### Short exercise
Exactly retype the lines from the top of the data through the line containing "from matplotlib.lines import Line2D", leaving out every picture.

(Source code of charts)

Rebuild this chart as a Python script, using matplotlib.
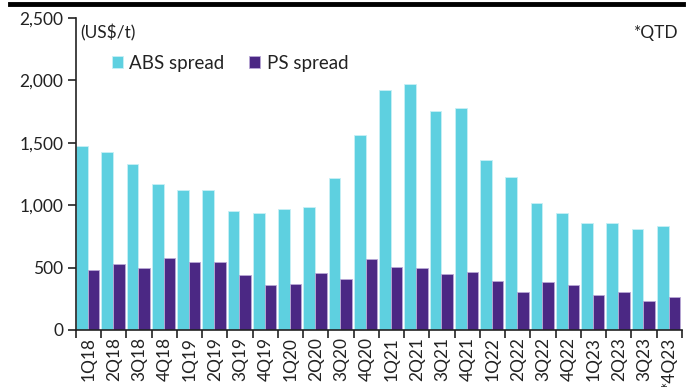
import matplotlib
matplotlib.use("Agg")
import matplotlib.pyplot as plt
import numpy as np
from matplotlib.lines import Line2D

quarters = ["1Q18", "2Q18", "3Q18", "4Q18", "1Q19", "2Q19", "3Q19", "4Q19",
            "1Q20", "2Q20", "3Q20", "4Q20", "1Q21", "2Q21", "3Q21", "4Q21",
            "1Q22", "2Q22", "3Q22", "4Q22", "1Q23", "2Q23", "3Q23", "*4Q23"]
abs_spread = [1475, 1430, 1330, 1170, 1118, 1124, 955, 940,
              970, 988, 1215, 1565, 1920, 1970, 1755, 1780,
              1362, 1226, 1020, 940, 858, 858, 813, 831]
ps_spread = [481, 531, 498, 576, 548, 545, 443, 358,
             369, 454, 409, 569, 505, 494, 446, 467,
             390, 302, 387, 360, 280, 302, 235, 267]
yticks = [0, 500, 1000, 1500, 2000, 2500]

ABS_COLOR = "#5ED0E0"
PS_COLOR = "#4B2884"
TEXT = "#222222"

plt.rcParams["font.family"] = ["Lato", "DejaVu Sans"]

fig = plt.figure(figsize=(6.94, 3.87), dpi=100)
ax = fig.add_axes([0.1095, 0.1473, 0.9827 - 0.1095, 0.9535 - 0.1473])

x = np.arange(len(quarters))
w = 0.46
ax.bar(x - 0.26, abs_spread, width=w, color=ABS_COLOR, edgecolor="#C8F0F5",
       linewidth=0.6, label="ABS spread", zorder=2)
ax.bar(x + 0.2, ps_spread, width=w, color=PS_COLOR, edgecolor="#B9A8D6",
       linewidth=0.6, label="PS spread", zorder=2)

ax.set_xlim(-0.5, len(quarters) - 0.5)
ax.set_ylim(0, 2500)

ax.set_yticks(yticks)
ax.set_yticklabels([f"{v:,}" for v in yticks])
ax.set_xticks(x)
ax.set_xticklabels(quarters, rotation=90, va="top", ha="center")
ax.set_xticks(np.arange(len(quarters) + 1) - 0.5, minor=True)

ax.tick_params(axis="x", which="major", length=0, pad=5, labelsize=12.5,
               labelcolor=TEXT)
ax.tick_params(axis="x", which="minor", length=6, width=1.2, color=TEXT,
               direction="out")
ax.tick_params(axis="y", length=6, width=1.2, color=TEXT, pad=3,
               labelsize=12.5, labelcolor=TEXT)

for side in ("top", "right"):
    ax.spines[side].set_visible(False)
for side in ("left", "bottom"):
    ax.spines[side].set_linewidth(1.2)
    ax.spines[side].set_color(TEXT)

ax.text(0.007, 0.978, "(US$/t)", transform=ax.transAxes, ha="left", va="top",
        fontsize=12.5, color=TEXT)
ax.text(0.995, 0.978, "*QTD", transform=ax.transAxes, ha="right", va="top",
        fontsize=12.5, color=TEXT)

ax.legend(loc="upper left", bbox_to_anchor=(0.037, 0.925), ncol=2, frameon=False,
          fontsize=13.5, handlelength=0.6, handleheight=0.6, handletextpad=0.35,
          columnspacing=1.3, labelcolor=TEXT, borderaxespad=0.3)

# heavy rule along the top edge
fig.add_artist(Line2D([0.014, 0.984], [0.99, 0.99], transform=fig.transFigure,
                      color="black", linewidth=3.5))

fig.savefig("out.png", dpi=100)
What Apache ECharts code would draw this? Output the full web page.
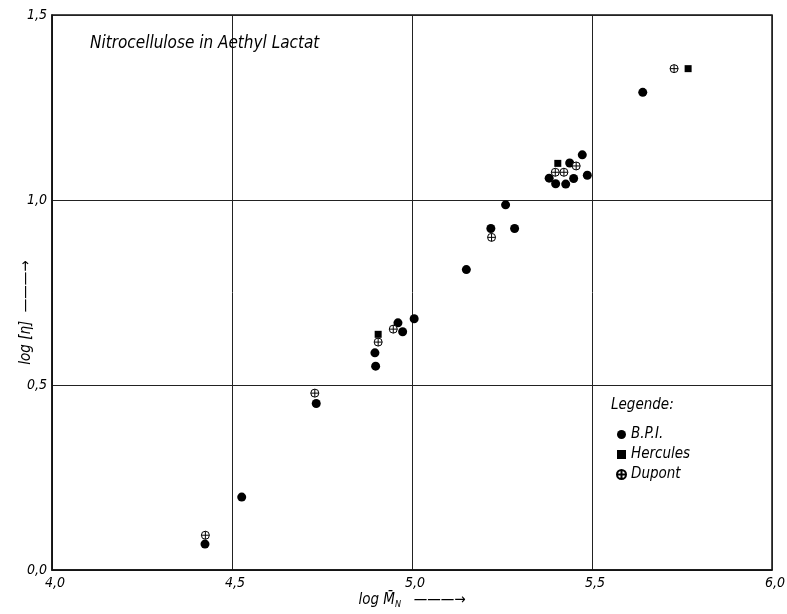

### Exercise answer
Rebuild this chart as a Python script, using matplotlib.
import matplotlib
matplotlib.use("Agg")
import matplotlib.pyplot as plt
import numpy as np
from matplotlib.lines import Line2D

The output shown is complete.